A iniciativa poderá se expandir para áreas como transportes e tratamento de lixo, segundo o secretário de Fazenda de São Gonçalo, José Maria Machado Rodrigues.
Planejamento de transportes falha por falta de integração
O secretário estadual de Transportes, Augusto Ariston, reconhece que ainda não há, de fato, um órgão que divulgue e organize os planos de transporte para cada município. A iniciativa ainda é embrionária: a secretaria tem reunido prefeitos da Região Metropolitana para apresentar o Plano Diretor de Transportes Urbanos, já concluído pelo estado. Há duas semanas Ariston se reuniu com o secretário de Transportes do Rio, Arolde Oliveira.
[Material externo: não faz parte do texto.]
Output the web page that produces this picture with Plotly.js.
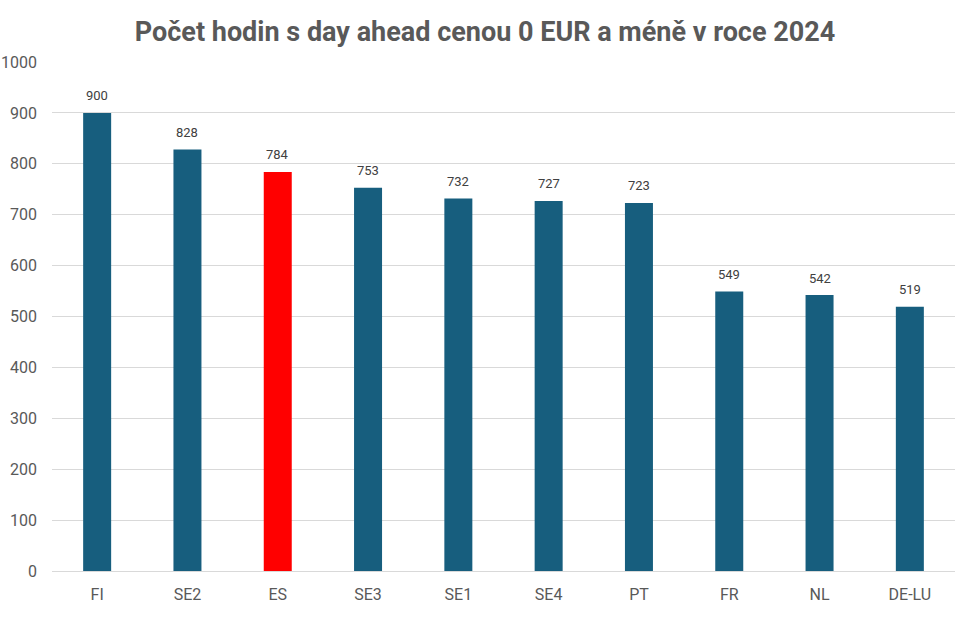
<!DOCTYPE html>
<html>
<head>
<meta charset="utf-8">
<script src="https://cdn.plot.ly/plotly-3.0.1.min.js"></script>
<style>
  html,body{margin:0;padding:0;background:#fff;}
  #chart{width:970px;height:626px;}
</style>
</head>
<body>
<div id="chart"></div>
<script>
// ── Hodiny se zápornou / nulovou cenou ───────────────────────────────
const zones  = ['FI','SE2','ES','SE3','SE1','SE4','PT','FR','NL','DE-LU'];
const hours  = [900, 828, 784, 753, 732, 727, 723, 549, 542, 519];
const highlight = 'ES';
const yTicks = [0,100,200,300,400,500,600,700,800,900,1000];

const BLUE='#175e7e', RED='#ff0000', GREY='#595959';
const FONT='Roboto, Liberation Sans, sans-serif';
const colors = zones.map(z => z===highlight ? RED : BLUE);

const trace = {
  type:'bar', x:zones, y:hours,
  marker:{color:colors, line:{width:0}},
  width:0.31,
  hoverinfo:'x+y'
};

// popisky hodnot nad sloupci
const labels = zones.map((z,i)=>({
  x:z, y:hours[i], xref:'x', yref:'y', text:String(hours[i]),
  showarrow:false, yanchor:'middle', yshift:17,
  font:{family:FONT, size:13, color:'#404040'}
}));

const layout = {
  width:970, height:626,
  paper_bgcolor:'#fff', plot_bgcolor:'#fff',
  margin:{l:52,r:15,t:62,b:55},
  title:{text:'<b>Počet hodin s day ahead cenou 0 EUR a méně v roce 2024</b>',
    x:0.5, xanchor:'center', y:0.95, yanchor:'middle',
    font:{family:FONT, size:27, color:GREY}},
  xaxis:{showgrid:false, zeroline:false, showline:false, ticks:'', ticklabelstandoff:12,
    tickfont:{family:FONT, size:16, color:GREY}},
  yaxis:{range:[0,1000], tickvals:yTicks, showgrid:true, gridcolor:'#d9d9d9', gridwidth:1,
    zeroline:true, zerolinecolor:'#d9d9d9', showline:false, ticks:'', ticklabelstandoff:14,
    tickfont:{family:FONT, size:16, color:GREY}},
  annotations:labels,
  bargap:0.69, showlegend:false
};

Plotly.newPlot('chart',[trace],layout,{displayModeBar:false, staticPlot:true});
</script>
</body>
</html>
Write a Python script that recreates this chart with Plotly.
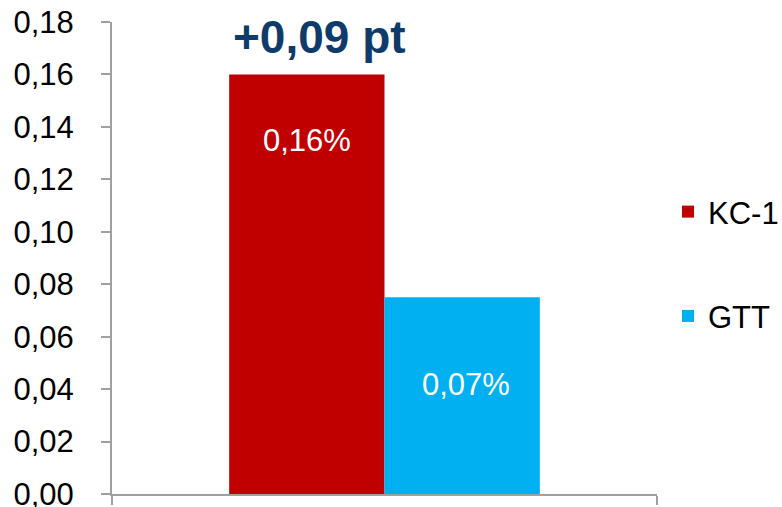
import plotly.graph_objects as go

categories = [""]
series_names = ["KC-1", "GTT"]
kc1_values = [0.16]
gtt_values = [0.075]
value_labels = ["0,16%", "0,07%"]
tick_values = [0, 0.02, 0.04, 0.06, 0.08, 0.10, 0.12, 0.14, 0.16, 0.18]
tick_labels = ["0,00", "0,02", "0,04", "0,06", "0,08", "0,10", "0,12", "0,14", "0,16", "0,18"]
diff_label = "+0,09 pt"

colors = ["#C00000", "#00B0F0"]
FONT = "Liberation Sans, Arial, sans-serif"

fig = go.Figure()
for name, vals, col in zip(series_names, [kc1_values, gtt_values], colors):
    fig.add_trace(go.Bar(
        x=categories, y=vals, name=name, marker=dict(color=col, line=dict(width=0)),
        legendgroup=name, hoverinfo="skip",
    ))

fig.update_layout(
    width=782, height=507,
    margin=dict(l=112, r=125, t=22, b=13, autoexpand=False),
    paper_bgcolor="white", plot_bgcolor="white",
    barmode="group", bargap=0.43, bargroupgap=0,
    font=dict(family=FONT, color="black"),
    showlegend=True,
    legend=dict(
        x=668 / 782, xref="container", xanchor="left",
        y=(507 - 185) / 507, yref="container", yanchor="top",
        font=dict(size=31, color="black", family=FONT),
        traceorder="grouped", tracegroupgap=61,
        bgcolor="rgba(0,0,0,0)", borderwidth=0,
    ),
    xaxis=dict(
        showgrid=False, zeroline=False, showline=True, linecolor="#A0A0A0", linewidth=2,
        ticks="outside", tickson="boundaries", ticklen=9, tickcolor="#A0A0A0", tickwidth=2,
        showticklabels=False, range=[-0.5, 0.5],
    ),
    yaxis=dict(
        range=[0, 0.18], tickvals=tick_values, ticktext=tick_labels,
        showgrid=False, zeroline=False, showline=True, linecolor="#A0A0A0", linewidth=2,
        ticks="outside", ticklen=9, tickcolor="#A0A0A0", tickwidth=2,
        tickfont=dict(size=31, color="black", family=FONT),
        ticklabelstandoff=21, ticklabeloverflow="allow",
    ),
)

# value labels inside bars
label_y = [0.135, 0.0417]
shifts = [-78, 81]
for txt, yy, sh in zip(value_labels, label_y, shifts):
    fig.add_annotation(
        x=categories[0], y=yy, xref="x", yref="y", xshift=sh, text=txt, showarrow=False,
        font=dict(size=31, color="white", family=FONT), xanchor="center", yanchor="middle",
    )

fig.add_annotation(
    x=(319 - 112) / 545, y=(494 - 37) / 472, xref="paper", yref="paper",
    text="<b>" + diff_label + "</b>", showarrow=False,
    font=dict(size=46, color="#0F3B6B", family=FONT), xanchor="center", yanchor="middle",
)

fig.write_html("out.html", config={"displayModeBar": False},
               post_script="document.body.style.margin='0';")
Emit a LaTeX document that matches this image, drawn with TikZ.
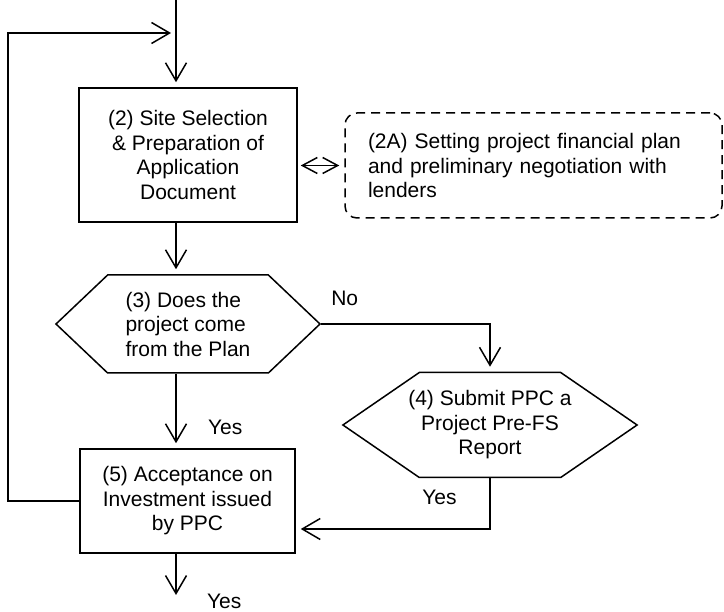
\documentclass[tikz,border=0pt]{standalone}
\usepackage{fontspec}
\setmainfont{Liberation Sans}
\usetikzlibrary{positioning, calc, shapes.geometric, shapes.symbols, arrows.meta}
\tikzstyle{Arrow} = [
%open v-shaped arrow head:
line width = 1.5pt,
-{Straight Barb[length = 18pt, width = 21pt]},
shorten >= 5pt
]

\begin{document}
\begin{tikzpicture}[x = 1pt, y = -1pt,
			every node/.style = {font = \fontsize{21}{24.5}\selectfont},
			process/.style = {rectangle, line width = 1.5pt, draw, align = center, inner sep = 0pt},
			decision/.style = {signal, signal to = west and east, line width = 1.5pt, draw, inner sep = 0pt},
			note/.style = {rectangle, rounded corners = 12pt, line width = 1.5pt, draw, dash pattern = on 9pt off 6pt, align = left, inner xsep = 23pt, inner ysep = 0pt},
		]

		\useasboundingbox (0,0) rectangle (724,612);

		\node[process, minimum width = 218pt, minimum height = 134pt](S2) at (188,155){(2) Site Selection\\ \& Preparation of\\ Application\\ Document};
		\node[note, text width = 331pt, minimum height = 105pt](S2A) at (533.5,165.5){(2A) Setting project financial plan\\ and preliminary negotiation with\\ lenders};
		\node[decision, align = left, minimum width = 264pt, minimum height = 98pt, signal pointer angle = 87](D3) at (188,324){(3) Does the\\ project come\\ from the Plan};
		\node[decision, align = center, inner xsep = -11pt, minimum height = 105pt, signal pointer angle = 69](S4) at (490,425){(4) Submit PPC a\\ Project Pre-FS\\ Report};
		\node[process, minimum width = 215pt, minimum height = 104pt](A5) at (187.5,501){(5) Acceptance on\\ Investment issued\\ by PPC};

		\coordinate(in) at (176,0);
		\coordinate(loop) at (8,33);
		\coordinate(out) at (176,600);
		\coordinate(join) at (487,529);

		\draw[Arrow](in)--(in |- S2.north);
		\draw[Arrow](A5.west) -| (loop) -- (in |- loop);
		\draw[Arrow, {Straight Barb[length = 15pt, width = 16pt]}-{Straight Barb[length = 15pt, width = 16pt]}, shorten <= 3pt](S2.east |- S2A.west)--(S2A.west);
		\draw[Arrow](S2.south -| in)--(D3.north -| in);
		\draw[Arrow](D3.south -| in)--node[pos = 0.72, right = 28pt] {Yes}(A5.north -| in);
		\draw[Arrow](D3.east) -| node[pos = 0.07, above = 14pt] {No}(S4.north);
		\draw[Arrow](S4.south) |- node[pos = 0.63, above = 20pt] {Yes}(A5.east |- join);
		\draw[Arrow](A5.south -| in)--node[pos = 1.04, right = 27pt] {Yes}(out);

	\end{tikzpicture}
\end{document}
- Não se pode fazer um planejamento de transporte para um município só. Tem que haver integração. Quando eu mexo num corredor viário, tenho que mexer dentro dos municípios também - diz Ariston.
O pesquisador Luiz Cezar de Queiroz Ribeiro afirma que iniciativas como a criação de consórcios resolvem problemas pontuais, mas são insuficientes para dar conta dos problemas de gestão e planejamento das áreas metropolitanas.
- Elas continuam sendo pólos econômicos nacionais e alvos de problemas de toda ordem: social, de segurança, meio ambiente. A crise social é mais aguda nas áreas metropolitanas por causa da concentração de população e da falta de estruturas que amorteçam as crises - avalia.
O economista Mauro Osório, ex-estagiário da Fundrem, lembra que o órgão funcionava mesmo com a estrutura degradada, comum aos órgãos estaduais. Ela começou a falhar quando as decisões de planejamento deixaram de ser aplicadas pelos municípios. Oficialmente, foi extinta no governo Leonel Brizola, em 1990.
- Hoje há uma desestruturação total. Seria fundamental o governo criar uma agência para a região - diz Mauro.